Recently, supermodels consisting of an ensemble of interacting models, synchronizing on a common solution, have been proposed as an alternative to the common non-interactive multi-model ensembles in order to improve climate predictions. The connection terms in the interacting ensemble are to be optimized based on the data. The supermodel approach has been successfully demonstrated in a number of simulation experiments with an assumed ground truth and a set of good, but imperfect models. The supermodels were optimized with respect to their short-term prediction error. Nevertheless, they produced long-term climatological behavior that was close to the long-term behavior of the assumed ground truth, even in cases where the long-term behavior of the imperfect models was very different. In these supermodel experiments, however, a perfect model class scenario was assumed, in which the ground truth and imperfect models belong to the same model class and only differ in parameter setting.
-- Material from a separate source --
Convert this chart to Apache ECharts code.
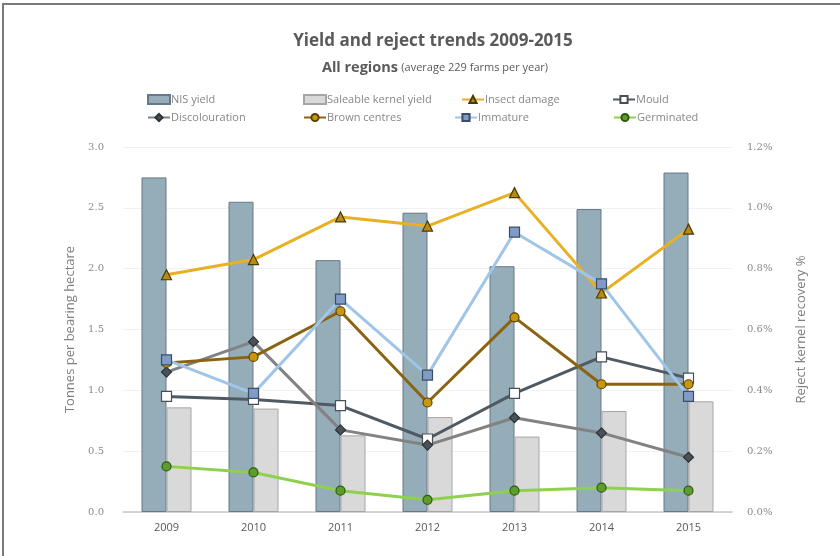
<!DOCTYPE html>
<html><head><meta charset="utf-8">
<script src="https://cdn.jsdelivr.net/npm/echarts@6/dist/echarts.min.js"></script>
<style>html,body{margin:0;padding:0;background:#fff}#c{width:840px;height:556px}</style>
</head><body><div id="c"></div>
<script>
const years = ['2009','2010','2011','2012','2013','2014','2015'];
const nisYield = [2.75, 2.55, 2.07, 2.46, 2.02, 2.49, 2.79];
const saleableYield = [0.86, 0.85, 0.63, 0.78, 0.62, 0.83, 0.91];
const insectDamage = [0.78, 0.83, 0.97, 0.94, 1.05, 0.72, 0.93];
const mould = [0.38, 0.37, 0.35, 0.24, 0.39, 0.51, 0.44];
const discolouration = [0.46, 0.56, 0.27, 0.22, 0.31, 0.26, 0.18];
const brownCentres = [0.49, 0.51, 0.66, 0.36, 0.64, 0.42, 0.42];
const immature = [0.50, 0.39, 0.70, 0.45, 0.92, 0.75, 0.38];
const germinated = [0.15, 0.13, 0.07, 0.04, 0.07, 0.08, 0.07];
const leftTicks = ['0.0','0.5','1.0','1.5','2.0','2.5','3.0'];
const rightTicks = ['0.0%','0.2%','0.4%','0.6%','0.8%','1.0%','1.2%'];

const FONT = '"Open Sans", "Noto Sans", sans-serif';
const chart = echarts.init(document.getElementById('c'));

function lineSeries(name, data, lineColor, symbol, fill, border, size) {
  return {
    name, type: 'line', yAxisIndex: 1, data: data.map(v => v / 100),
    symbol, symbolSize: size || 9, showAllSymbol: true,
    lineStyle: { color: lineColor, width: 3 },
    itemStyle: { color: fill, borderColor: border, borderWidth: 1.2 },
    z: 3
  };
}
function legendAt(name, left, top, icon) {
  const l = {
    data: [name], left, top, itemWidth: 22, itemHeight: 9, itemGap: 0,
    textStyle: { color: '#878787', fontSize: 11, fontFamily: FONT, padding: [0, 0, 0, -4] },
    padding: 0
  };
  if (icon) l.icon = icon;
  return l;
}

chart.setOption({
  animation: false,
  backgroundColor: '#fff',
  graphic: [
    { type: 'rect', shape: { x: 3, y: 4, width: 900, height: 700 }, style: { fill: 'none', stroke: '#7a7a7a', lineWidth: 2 }, silent: true },
    { type: 'text', x: 433, y: 41, style: { text: 'Yield and reject trends 2009-2015', align: 'center', verticalAlign: 'middle', fill: '#5a5a5a', font: 'bold 17px ' + FONT } },
    { type: 'text', x: 435, y: 68, style: { text: '{a|All regions} {b|(average 229 farms per year)}', align: 'center', verticalAlign: 'middle',
      rich: {
        a: { fill: '#5a5a5a', fontSize: 14.5, fontWeight: 'bold', fontFamily: FONT },
        b: { fill: '#5a5a5a', fontSize: 11, fontFamily: FONT }
      } } }
  ],
  legend: [
    legendAt('NIS yield', 147, 94, 'rect'),
    legendAt('Saleable kernel yield', 303, 94, 'rect'),
    legendAt('Insect damage', 461, 94),
    legendAt('Mould', 612, 94),
    legendAt('Discolouration', 147, 112),
    legendAt('Brown centres', 303, 112),
    legendAt('Immature', 454, 112),
    legendAt('Germinated', 613, 112)
  ],
  grid: { left: 123, right: 108, top: 147, bottom: 44 },
  xAxis: {
    type: 'category', data: years,
    axisLine: { lineStyle: { color: '#c8c8c8', width: 1.5 } },
    axisTick: { show: false },
    axisLabel: { color: '#595959', fontSize: 11, fontFamily: FONT, margin: 10 }
  },
  yAxis: [
    {
      type: 'value', min: 0, max: 3, interval: 0.5,
      name: 'Tonnes per bearing hectare', nameLocation: 'middle', nameGap: 46, nameRotate: 90,
      nameTextStyle: { color: '#7f7f7f', fontSize: 13, fontFamily: FONT },
      axisLine: { show: false }, axisTick: { show: false },
      axisLabel: { color: '#8a8a8a', fontSize: 10, fontFamily: '"DejaVu Serif", serif', margin: 19, formatter: (v) => leftTicks[Math.round(v * 2)] },
      splitLine: { lineStyle: { color: '#f1f1f1', width: 1 } }
    },
    {
      type: 'value', min: 0, max: 0.012, interval: 0.002,
      name: 'Reject kernel recovery %', nameLocation: 'middle', nameGap: 63, nameRotate: 90,
      nameTextStyle: { color: '#7f7f7f', fontSize: 13, fontFamily: FONT },
      axisLine: { show: false }, axisTick: { show: false },
      axisLabel: { color: '#8a8a8a', fontSize: 10, fontFamily: '"DejaVu Serif", serif', margin: 15, formatter: (v) => rightTicks[Math.round(v * 500)] },
      splitLine: { show: false }
    }
  ],
  series: [
    { name: 'NIS yield', type: 'bar', data: nisYield, barWidth: 25, barGap: '0%',
      itemStyle: { color: '#95acb9', borderColor: '#66798a', borderWidth: 1 }, z: 2 },
    { name: 'Saleable kernel yield', type: 'bar', data: saleableYield, barWidth: 25,
      itemStyle: { color: '#d9d9d9', borderColor: '#a6a6a6', borderWidth: 1 }, z: 2 },
    lineSeries('Insect damage', insectDamage, '#e8b124', 'triangle', '#b98a14', '#4a3a08', 10),
    lineSeries('Mould', mould, '#505a63', 'rect', '#ffffff', '#4a4f55', 10),
    lineSeries('Discolouration', discolouration, '#828282', 'diamond', '#4a5258', '#2d3236', 10),
    lineSeries('Brown centres', brownCentres, '#8a6410', 'circle', '#c8960f', '#5a4206', 9),
    lineSeries('Immature', immature, '#9fc5e8', 'rect', '#7f9bc6', '#3d4d66', 10),
    lineSeries('Germinated', germinated, '#8fd14f', 'circle', '#5e9c2b', '#2e5a12', 9)
  ]
});
</script></body></html>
In this paper, we consider the imperfect model class scenario, in which the ground truth model class is more complex than the model class of imperfect models due to unresolved scales. We perform two supermodel experiments in two toy problems. The first one consists of a chaotically driven Lorenz 63 oscillator ground truth and two Lorenz 63 oscillators with constant forcings as imperfect models. The second one is more realistic and consists of a global atmosphere model as ground truth and imperfect models that have perturbed parameters and reduced spatial resolution. In both problems, we find that supermodel optimization with respect to short-term prediction error can lead to a long-term climatological behavior that is worse than that of the imperfect models. However, we also show that attractor learning can remedy this problem, leading to supermodels with long-term behavior superior to the imperfect models.